The lines to be extracted run from the start of the listing through the line containing "from matplotlib.patches import Rectangle"; copy them exactly and nothing else.

● **GIVEN MATERIAL**
--------

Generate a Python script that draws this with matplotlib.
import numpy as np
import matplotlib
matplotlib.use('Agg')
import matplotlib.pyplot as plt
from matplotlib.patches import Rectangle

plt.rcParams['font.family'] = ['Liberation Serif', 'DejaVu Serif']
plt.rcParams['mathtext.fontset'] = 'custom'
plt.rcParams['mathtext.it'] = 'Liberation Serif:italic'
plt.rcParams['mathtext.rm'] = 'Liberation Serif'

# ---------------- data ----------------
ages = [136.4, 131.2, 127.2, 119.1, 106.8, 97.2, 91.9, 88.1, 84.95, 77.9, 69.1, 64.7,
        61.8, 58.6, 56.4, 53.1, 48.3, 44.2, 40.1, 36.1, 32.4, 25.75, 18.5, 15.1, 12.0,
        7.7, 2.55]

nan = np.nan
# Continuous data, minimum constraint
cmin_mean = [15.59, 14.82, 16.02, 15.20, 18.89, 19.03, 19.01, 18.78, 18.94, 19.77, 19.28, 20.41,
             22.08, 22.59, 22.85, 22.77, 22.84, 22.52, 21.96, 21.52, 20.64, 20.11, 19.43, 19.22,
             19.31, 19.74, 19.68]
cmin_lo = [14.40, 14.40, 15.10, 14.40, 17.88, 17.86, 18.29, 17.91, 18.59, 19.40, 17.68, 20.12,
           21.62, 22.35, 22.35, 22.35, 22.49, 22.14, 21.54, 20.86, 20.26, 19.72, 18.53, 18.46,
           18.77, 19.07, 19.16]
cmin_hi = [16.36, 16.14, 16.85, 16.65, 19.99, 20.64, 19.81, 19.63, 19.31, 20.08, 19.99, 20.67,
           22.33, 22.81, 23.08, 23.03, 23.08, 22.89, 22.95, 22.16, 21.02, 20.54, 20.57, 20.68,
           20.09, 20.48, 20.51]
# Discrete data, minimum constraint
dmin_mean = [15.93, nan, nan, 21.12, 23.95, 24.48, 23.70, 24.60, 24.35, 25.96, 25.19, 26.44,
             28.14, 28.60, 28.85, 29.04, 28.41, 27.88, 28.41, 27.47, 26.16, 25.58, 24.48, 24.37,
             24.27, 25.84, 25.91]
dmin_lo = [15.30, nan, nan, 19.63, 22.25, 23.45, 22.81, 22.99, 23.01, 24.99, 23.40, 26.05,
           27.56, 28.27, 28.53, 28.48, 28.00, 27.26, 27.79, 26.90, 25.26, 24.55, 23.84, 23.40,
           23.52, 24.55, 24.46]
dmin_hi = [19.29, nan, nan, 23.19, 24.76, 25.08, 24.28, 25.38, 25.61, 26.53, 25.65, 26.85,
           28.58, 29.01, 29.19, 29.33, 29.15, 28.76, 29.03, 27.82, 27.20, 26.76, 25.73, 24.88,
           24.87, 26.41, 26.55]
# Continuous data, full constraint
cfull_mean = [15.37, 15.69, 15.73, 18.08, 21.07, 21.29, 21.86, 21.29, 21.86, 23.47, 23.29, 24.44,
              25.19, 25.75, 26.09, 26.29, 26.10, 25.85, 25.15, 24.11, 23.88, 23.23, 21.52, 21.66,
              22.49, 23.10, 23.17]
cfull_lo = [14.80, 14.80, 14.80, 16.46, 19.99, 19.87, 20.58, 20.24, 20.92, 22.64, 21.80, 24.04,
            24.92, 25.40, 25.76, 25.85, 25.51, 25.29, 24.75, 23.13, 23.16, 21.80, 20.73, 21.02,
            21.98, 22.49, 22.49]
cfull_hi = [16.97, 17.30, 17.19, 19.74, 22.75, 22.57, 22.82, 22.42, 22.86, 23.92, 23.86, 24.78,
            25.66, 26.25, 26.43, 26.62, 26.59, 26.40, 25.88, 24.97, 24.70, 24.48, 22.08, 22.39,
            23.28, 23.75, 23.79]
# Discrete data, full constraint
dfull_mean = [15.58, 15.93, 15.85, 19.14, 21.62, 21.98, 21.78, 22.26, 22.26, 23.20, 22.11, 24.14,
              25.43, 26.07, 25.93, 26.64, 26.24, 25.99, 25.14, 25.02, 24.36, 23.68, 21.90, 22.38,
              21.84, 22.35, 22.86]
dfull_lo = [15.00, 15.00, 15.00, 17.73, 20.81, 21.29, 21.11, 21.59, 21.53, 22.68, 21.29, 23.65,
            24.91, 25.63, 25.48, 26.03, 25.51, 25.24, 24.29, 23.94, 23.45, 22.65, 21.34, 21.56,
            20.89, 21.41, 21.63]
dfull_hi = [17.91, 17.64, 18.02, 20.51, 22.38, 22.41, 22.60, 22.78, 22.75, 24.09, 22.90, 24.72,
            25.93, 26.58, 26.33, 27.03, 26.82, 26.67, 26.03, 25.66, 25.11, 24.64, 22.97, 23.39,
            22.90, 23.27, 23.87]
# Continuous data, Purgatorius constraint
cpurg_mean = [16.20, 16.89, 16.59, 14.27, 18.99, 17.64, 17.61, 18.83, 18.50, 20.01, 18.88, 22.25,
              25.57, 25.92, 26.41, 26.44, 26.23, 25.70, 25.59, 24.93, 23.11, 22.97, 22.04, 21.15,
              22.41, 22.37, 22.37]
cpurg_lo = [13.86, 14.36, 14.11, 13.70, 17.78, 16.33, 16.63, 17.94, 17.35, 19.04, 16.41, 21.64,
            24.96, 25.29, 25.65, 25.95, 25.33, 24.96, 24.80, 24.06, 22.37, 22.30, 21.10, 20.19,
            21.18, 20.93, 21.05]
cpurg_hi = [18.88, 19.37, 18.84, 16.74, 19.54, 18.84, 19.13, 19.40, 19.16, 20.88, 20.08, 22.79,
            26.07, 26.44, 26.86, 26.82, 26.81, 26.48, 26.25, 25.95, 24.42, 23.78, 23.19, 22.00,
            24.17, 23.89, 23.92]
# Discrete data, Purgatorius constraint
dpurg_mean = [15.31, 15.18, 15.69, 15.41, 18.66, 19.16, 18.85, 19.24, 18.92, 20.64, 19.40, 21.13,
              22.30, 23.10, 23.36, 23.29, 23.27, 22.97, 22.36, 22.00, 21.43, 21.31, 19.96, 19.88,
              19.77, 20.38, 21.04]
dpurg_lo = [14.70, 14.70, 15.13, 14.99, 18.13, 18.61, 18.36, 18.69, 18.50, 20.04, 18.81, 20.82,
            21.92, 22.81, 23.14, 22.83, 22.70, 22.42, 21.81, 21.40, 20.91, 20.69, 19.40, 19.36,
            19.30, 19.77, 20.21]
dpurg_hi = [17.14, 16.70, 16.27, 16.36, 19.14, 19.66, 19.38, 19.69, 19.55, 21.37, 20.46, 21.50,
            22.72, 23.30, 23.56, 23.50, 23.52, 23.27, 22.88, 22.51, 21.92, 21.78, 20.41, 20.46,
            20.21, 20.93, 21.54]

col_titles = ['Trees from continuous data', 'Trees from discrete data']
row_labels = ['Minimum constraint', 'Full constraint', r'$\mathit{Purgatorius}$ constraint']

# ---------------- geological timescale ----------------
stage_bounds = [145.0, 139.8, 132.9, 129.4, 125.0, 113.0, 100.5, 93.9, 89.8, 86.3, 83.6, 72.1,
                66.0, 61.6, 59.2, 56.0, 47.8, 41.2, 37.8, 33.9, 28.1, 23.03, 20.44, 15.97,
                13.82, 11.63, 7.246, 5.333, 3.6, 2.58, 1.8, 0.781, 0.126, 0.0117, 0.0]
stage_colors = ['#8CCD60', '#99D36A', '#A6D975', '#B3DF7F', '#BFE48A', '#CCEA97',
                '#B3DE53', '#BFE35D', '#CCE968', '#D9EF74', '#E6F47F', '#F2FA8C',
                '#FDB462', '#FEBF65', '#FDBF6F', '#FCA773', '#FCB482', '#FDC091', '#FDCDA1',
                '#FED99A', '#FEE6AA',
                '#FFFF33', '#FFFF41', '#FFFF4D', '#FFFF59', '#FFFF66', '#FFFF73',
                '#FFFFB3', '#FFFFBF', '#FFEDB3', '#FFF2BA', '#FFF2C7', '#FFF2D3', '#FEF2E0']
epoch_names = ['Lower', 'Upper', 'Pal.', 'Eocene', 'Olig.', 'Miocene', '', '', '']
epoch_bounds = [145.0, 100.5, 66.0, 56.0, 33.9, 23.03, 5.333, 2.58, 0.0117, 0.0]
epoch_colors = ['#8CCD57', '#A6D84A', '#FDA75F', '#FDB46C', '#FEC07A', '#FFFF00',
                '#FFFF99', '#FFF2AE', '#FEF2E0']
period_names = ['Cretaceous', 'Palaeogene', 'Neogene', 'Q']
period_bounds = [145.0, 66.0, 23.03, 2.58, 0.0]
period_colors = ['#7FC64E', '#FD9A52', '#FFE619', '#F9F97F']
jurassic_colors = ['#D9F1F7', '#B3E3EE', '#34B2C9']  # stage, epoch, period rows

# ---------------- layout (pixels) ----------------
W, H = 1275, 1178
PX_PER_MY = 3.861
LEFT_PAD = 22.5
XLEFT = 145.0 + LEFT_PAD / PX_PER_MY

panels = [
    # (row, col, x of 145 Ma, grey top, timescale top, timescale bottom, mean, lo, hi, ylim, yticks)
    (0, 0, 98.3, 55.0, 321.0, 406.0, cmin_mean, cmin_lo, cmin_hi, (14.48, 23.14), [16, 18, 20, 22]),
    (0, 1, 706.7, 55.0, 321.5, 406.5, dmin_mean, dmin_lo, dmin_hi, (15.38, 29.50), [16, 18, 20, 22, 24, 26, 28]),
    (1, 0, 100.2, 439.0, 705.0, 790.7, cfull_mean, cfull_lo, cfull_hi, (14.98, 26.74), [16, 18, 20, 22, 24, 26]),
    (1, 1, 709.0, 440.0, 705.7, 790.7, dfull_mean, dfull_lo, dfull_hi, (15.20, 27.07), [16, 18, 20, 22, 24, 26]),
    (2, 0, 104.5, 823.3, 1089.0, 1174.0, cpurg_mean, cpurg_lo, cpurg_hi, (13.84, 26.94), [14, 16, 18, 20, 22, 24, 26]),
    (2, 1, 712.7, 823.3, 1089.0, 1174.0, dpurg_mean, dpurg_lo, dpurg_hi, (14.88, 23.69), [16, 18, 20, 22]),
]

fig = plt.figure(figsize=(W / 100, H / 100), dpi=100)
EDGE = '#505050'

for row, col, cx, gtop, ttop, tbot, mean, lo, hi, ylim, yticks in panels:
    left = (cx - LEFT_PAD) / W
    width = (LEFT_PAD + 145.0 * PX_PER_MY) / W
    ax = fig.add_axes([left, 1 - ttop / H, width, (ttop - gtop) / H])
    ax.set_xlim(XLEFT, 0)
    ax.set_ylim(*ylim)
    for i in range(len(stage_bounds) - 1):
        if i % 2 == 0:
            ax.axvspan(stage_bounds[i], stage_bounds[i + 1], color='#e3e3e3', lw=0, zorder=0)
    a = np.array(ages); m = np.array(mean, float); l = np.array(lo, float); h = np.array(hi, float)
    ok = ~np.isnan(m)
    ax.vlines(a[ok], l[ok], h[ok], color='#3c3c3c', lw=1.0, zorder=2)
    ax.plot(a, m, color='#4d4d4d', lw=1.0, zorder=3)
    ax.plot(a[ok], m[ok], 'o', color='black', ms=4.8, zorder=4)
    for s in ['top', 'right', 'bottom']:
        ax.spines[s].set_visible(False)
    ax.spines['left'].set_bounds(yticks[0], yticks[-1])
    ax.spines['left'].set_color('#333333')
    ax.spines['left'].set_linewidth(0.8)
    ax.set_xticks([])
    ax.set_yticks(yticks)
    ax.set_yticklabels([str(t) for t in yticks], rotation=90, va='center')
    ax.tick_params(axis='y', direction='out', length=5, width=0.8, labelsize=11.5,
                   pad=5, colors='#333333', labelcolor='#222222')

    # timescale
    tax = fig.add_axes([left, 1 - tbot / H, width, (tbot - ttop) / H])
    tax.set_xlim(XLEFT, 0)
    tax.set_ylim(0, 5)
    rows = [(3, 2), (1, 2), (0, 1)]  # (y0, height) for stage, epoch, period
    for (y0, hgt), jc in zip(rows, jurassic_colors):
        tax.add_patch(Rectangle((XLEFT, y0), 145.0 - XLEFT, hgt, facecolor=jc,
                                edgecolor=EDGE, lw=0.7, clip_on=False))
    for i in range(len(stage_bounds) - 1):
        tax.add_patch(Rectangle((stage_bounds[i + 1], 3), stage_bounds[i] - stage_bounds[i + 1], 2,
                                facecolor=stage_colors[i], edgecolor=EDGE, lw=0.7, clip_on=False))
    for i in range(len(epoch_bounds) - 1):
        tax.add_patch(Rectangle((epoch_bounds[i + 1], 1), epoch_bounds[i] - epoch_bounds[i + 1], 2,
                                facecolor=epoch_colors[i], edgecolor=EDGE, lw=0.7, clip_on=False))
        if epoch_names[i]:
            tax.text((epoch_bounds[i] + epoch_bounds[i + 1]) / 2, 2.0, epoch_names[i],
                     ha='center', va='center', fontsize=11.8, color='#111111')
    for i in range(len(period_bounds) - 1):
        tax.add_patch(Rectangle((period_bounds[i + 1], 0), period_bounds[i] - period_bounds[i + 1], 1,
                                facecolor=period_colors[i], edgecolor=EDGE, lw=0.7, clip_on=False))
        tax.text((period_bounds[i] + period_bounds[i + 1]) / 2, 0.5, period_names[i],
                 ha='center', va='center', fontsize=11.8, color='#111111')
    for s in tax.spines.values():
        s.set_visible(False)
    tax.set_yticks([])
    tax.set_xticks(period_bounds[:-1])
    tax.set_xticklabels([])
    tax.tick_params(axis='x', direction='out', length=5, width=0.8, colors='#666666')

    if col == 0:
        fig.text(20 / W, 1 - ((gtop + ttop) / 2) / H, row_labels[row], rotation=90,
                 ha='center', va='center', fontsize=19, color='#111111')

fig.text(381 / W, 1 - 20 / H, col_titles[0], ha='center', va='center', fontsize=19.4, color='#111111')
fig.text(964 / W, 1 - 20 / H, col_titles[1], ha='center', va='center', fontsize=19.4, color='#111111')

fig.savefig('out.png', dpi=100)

--------

● **EXPECTED ANSWER**
Generate a Python script that draws this with matplotlib.
import numpy as np
import matplotlib
matplotlib.use('Agg')
import matplotlib.pyplot as plt
from matplotlib.patches import Rectangle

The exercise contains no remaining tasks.